Скажем, американский закон FARA, из которого надергали словечек для нового российского законодательства об НКО, был принят не в идиллических условиях, и его всегда можно было использовать для репрессивной практики. Факт, однако, состоит в том, что он не используется таким образом – и именно потому, что американское правоприменение не селективно. Если ты сегодня применишь его против какого-нибудь «Института демократии и сотрудничества», явно существующего на российские деньги и проводящего российскую повестку дня, то завтра найдется судья, который применит его, скажем, против Американского сионистского комитета. А кому это надо? В США в качестве «иностранных агентов» регистрируются почти исключительно лоббистские конторы.
Режимы, для которых репрессивное законодательство является средством выживания, к числу демократий не относятся, и если уж искать примеры, исторически предваряющие современную российскую практику, то это не США и Германия, а Белоруссия или, скажем, Сингапур, где законы о клевете издавна и весьма эффективно используются против оппозиции. Могут ли авторитарные режимы обходиться без репрессивного законодательства? Могут, покуда не ощущают серьезной угрозы. Если угроза возникает, то возможны две реакции: либерализация или репрессии. Это закон истории. Выбор одной из этих реакций тоже отнюдь не случаен, а обусловлен воспринимаемой степенью угрозы. Если она воспринимается как сильная, то более вероятна либерализация. Если как слабая – репрессии.

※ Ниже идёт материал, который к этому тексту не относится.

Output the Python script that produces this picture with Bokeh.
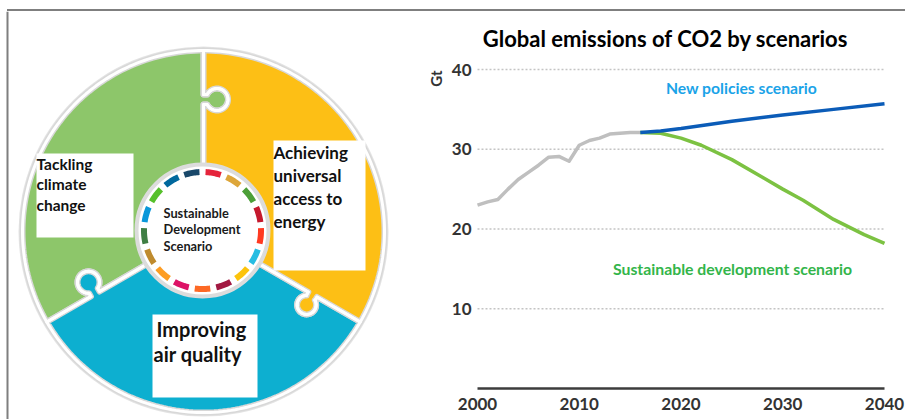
import numpy as np
from bokeh.plotting import figure
from bokeh.models import Range1d, Label, FixedTicker, Div
from bokeh.layouts import row, column
from bokeh.embed import file_html
from bokeh.resources import INLINE
from bokeh.core.properties import value

# ---------------- data ----------------
years_hist = [2000, 2001, 2002, 2003, 2004, 2005, 2006, 2007, 2008,
              2009, 2010, 2011, 2012, 2013, 2014, 2015, 2016]
co2_hist = [23.0, 23.4, 23.7, 25.0, 26.2, 27.1, 28.0, 29.0, 29.1,
            28.5, 30.5, 31.1, 31.4, 31.9, 32.0, 32.1, 32.1]
years_nps = [2016, 2018, 2020, 2025, 2030, 2035, 2040]
co2_nps = [32.1, 32.3, 32.6, 33.5, 34.3, 35.0, 35.7]
years_sds = [2016, 2018, 2020, 2022, 2025, 2028, 2030, 2032, 2035, 2038, 2040]
co2_sds = [32.1, 32.0, 31.4, 30.5, 28.7, 26.5, 25.0, 23.6, 21.2, 19.3, 18.2]
x_ticks = [2000, 2010, 2020, 2030, 2040]
y_ticks = [10, 20, 30, 40]
chart_title = "Global emissions of CO2 by scenarios"
unit_label = "Gt"
scenario_names = ["New policies scenario", "Sustainable development scenario"]

piece_texts = [["Tackling", "climate", "change"],
               ["Achieving", "universal", "access to", "energy"],
               ["Improving", "air quality"]]
centre_text = ["Sustainable", "Development", "Scenario"]
sdg_colors = ["#E5243B", "#DDA63A", "#4C9F38", "#C5192D", "#FF3A21", "#26BDE2",
              "#FCC30B", "#A21942", "#FD6925", "#DD1367", "#FD9D24", "#BF8B2E",
              "#3F7E44", "#0A97D9", "#56C02B", "#00689D", "#19486A"]

FONT = "Lato"
TOP = 11      # canvas top (below the frame line)
BOTTOM = 419

# ---------------- left: puzzle diagram ----------------
LW = 445
L = figure(width=LW, height=BOTTOM - TOP, x_range=Range1d(0, LW), y_range=Range1d(BOTTOM, TOP),
           output_backend="svg", toolbar_location=None,
           x_axis_type=None, y_axis_type=None, min_border=0,
           min_border_left=0, min_border_right=0, min_border_top=0, min_border_bottom=0)
L.outline_line_color = None
L.background_fill_color = "white"
L.border_fill_color = "white"

cx, cy = 203.0, 231.0
R_ring = 185.0
r_col = 181.0
r_in0 = 50.0


def pt(theta_deg, r):
    t = np.radians(theta_deg)
    return cx + r * np.cos(t), cy - r * np.sin(t)


def arc(t0, t1, r, n=90):
    ts = np.linspace(t0, t1, n)
    xs, ys = pt(ts, r)
    return list(xs), list(ys)


def boundary(theta, k, rk):
    t = np.radians(theta)
    eu = np.array([np.cos(t), -np.sin(t)])
    ev = np.array([-eu[1], eu[0]])
    w = 5.0
    vc = rk + 2.5
    h0 = vc - np.sqrt(rk ** 2 - w ** 2)
    uv = [(r_in0, 0), (k - w, 0), (k - w, h0)]
    for a in np.linspace(np.radians(240), np.radians(-60), 60):
        uv.append((k + rk * np.cos(a), vc + rk * np.sin(a)))
    uv += [(k + w, h0), (k + w, 0), (r_col, 0)]
    xs = [cx + u * eu[0] + v * ev[0] for u, v in uv]
    ys = [cy + u * eu[1] + v * ev[1] for u, v in uv]
    return xs, ys


b_top = boundary(90, 132, 11)
b_ll = boundary(210, 125, 11)
b_lr = boundary(-30, 126, 9.5)


def piece(t0, t1, b_start, b_end):
    ox, oy = arc(t0, t1, r_col)
    ix, iy = arc(t1, t0, r_in0)
    xs = ox + b_end[0][::-1] + ix + b_start[0]
    ys = oy + b_end[1][::-1] + iy + b_start[1]
    return xs, ys


g = piece(90, 210, b_top, b_ll)
b = piece(210, 330, b_ll, b_lr)
y = piece(330, 450, b_lr, b_top)
piece_colors = ["#8DC66A", "#0DAFD0", "#FDBF15"]

L.circle(x=[cx], y=[cy], radius=R_ring, fill_color="#E4E4E4", line_color=None)
L.patches(xs=[g[0], b[0], y[0]], ys=[g[1], b[1], y[1]], fill_color=piece_colors,
          line_color="#D8D8D8", line_width=6, line_join="round")
L.patches(xs=[g[0], b[0], y[0]], ys=[g[1], b[1], y[1]], fill_color=None,
          line_color="white", line_width=3, line_join="round")

# inner white disc with grey ring
L.circle(x=[cx - 1], y=[cy - 1], radius=66, fill_color="white", line_color="#DCDCDC", line_width=4)

# SDG dashes
step = 360.0 / 17
dash_xs, dash_ys = [], []
for i in range(17):
    c = 90 - (step / 2 + i * step)
    ax, ay = arc(c - 7.6, c + 7.6, 61.5, 12)
    bx, by = arc(c + 7.6, c - 7.6, 55.5, 12)
    dash_xs.append([v - 1 for v in ax + bx])
    dash_ys.append([v - 1 for v in ay + by])
L.patches(xs=dash_xs, ys=dash_ys, fill_color=sdg_colors, line_color=None)

# centre text
L.text(x=[163] * 3, y=[212, 228.5, 245], text=centre_text, text_font=value(FONT),
       text_font_style="bold", text_font_size="12.8px", text_color="#1a1a1a",
       text_align="left", text_baseline="middle")

# white boxes
L.quad(left=[36, 273, 152], right=[133, 365, 257], top=[153, 140, 314],
       bottom=[237, 270, 397], fill_color="white", line_color=None)

L.text(x=[36] * 3, y=[163, 183.5, 204], text=piece_texts[0], text_font=value(FONT),
       text_font_style="bold", text_font_size="15.5px", text_color="#111111",
       text_align="left", text_baseline="middle")
L.text(x=[273] * 4, y=[152, 175, 198, 221], text=piece_texts[1], text_font=value(FONT),
       text_font_style="bold", text_font_size="17px", text_color="#111111",
       text_align="left", text_baseline="middle")
L.text(x=[156, 153], y=[328, 353], text=piece_texts[2], text_font=value(FONT),
       text_font_style="bold", text_font_size="20px", text_color="#111111",
       text_align="left", text_baseline="middle")

# unit label of the chart (sits left of the chart's axis)
L.text(x=[435], y=[78], text=[unit_label], angle=np.pi / 2, text_font=value(FONT),
       text_font_style="bold", text_font_size="15px", text_color="#333333",
       text_align="center", text_baseline="middle")

# left frame line
L.segment(x0=[7], y0=[TOP], x1=[7], y1=[BOTTOM], line_color="#7F7F7F", line_width=2)

# ---------------- right: line chart ----------------
px_per_gt = (388 - 69) / 40.0
px_per_year = (884 - 477) / 40.0
RW = 905 - LW
y_lo = -(BOTTOM - 388) / px_per_gt
y_hi = 40 + (69 - TOP) / px_per_gt
x_lo = x_ticks[0] - (477 - LW) / px_per_year
x_hi = x_ticks[-1] + (905 - 884) / px_per_year
P = figure(width=RW, height=BOTTOM - TOP, x_range=Range1d(x_lo, x_hi),
           y_range=Range1d(y_lo, y_hi),
           output_backend="svg", toolbar_location=None,
           min_border_left=0, min_border_right=0,
           min_border_top=0, min_border_bottom=0)
P.outline_line_color = None
P.grid.visible = False

P.xaxis.ticker = FixedTicker(ticks=x_ticks)
P.yaxis.ticker = FixedTicker(ticks=y_ticks)
for ax in (P.xaxis, P.yaxis):
    ax.major_tick_out = 0
    ax.major_tick_in = 0
    ax.minor_tick_out = 0
    ax.minor_tick_in = 0
    ax.major_label_text_font = FONT
    ax.major_label_text_font_style = "bold"
    ax.major_label_text_font_size = "17px"
    ax.major_label_text_color = "#333333"
P.yaxis.fixed_location = x_ticks[0]
P.yaxis.axis_line_color = None
P.yaxis.major_label_standoff = 6
P.xaxis.fixed_location = 0
P.xaxis.bounds = (x_ticks[0], x_ticks[-1])
P.xaxis.axis_line_color = "#3C3C3C"
P.xaxis.axis_line_width = 2.5
P.xaxis.major_label_standoff = 9

# dotted horizontal gridlines spanning the data period
P.segment(x0=[x_ticks[0]] * len(y_ticks), y0=y_ticks, x1=[x_ticks[-1]] * len(y_ticks),
          y1=y_ticks, line_color="#C4C4C4", line_dash="2 2", line_width=1.5)

P.line(years_hist, co2_hist, line_color="#BFBFBF", line_width=3.5, line_join="round")
P.line(years_sds, co2_sds, line_color="#7CC242", line_width=3.5, line_join="round")
P.line(years_nps, co2_nps, line_color="#0B5CB8", line_width=3.5, line_join="round")

P.text(x=[2025.95], y=[37.62], text=[scenario_names[0]], text_font=value(FONT),
       text_font_style="bold", text_font_size="15.7px", text_color="#1AA3E8",
       text_align="center", text_baseline="middle")
P.text(x=[2025.06], y=[15.05], text=[scenario_names[1]], text_font=value(FONT),
       text_font_style="bold", text_font_size="15.8px", text_color="#33B54A",
       text_align="center", text_baseline="middle")

P.add_layout(Label(x=2018.48, y=43.89, text=chart_title, text_align="center",
                   text_baseline="middle", text_font=FONT, text_font_style="bold",
                   text_font_size="22px", text_color="#000000"))

top_line = Div(text="", width=905 - 7, height=2, margin=(TOP - 2, 0, 0, 7),
               styles={"background-color": "#7F7F7F"})
layout = column(top_line, row(L, P, spacing=0), spacing=0)

open("out.html", "w").write(file_html(layout, INLINE))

Российский авторитарный режим довольно молод. В первой половине «нулевых» Россия была хоть и плохонькой, но все же электоральной демократией. Потом политическое поле зачистили, а в последние два-три года, под шумок либеральной риторики экс-президента, режим вошел в стадию консолидации. А поскольку серьезных угроз не ощущалось, до окончательного ограничения гражданских свобод дело не доходило: если нет разницы, то зачем (репутационно) платить больше? На этом благостном фоне декабрьские митинги вызвали такой испуг, что были приняты кое-какие либеральные меры. Потом, однако, пришли в себя. Выяснилось, что ничего особенного не произошло, а значит, эти меры уместно выхолостить и включить альтернативную стратегию. Стратегию репрессий. Вот ее и включили. Таковы законы истории, и они мертвенно серьезны. Теперь нам предстоит огрести их по полной программе. Будет не до смеха.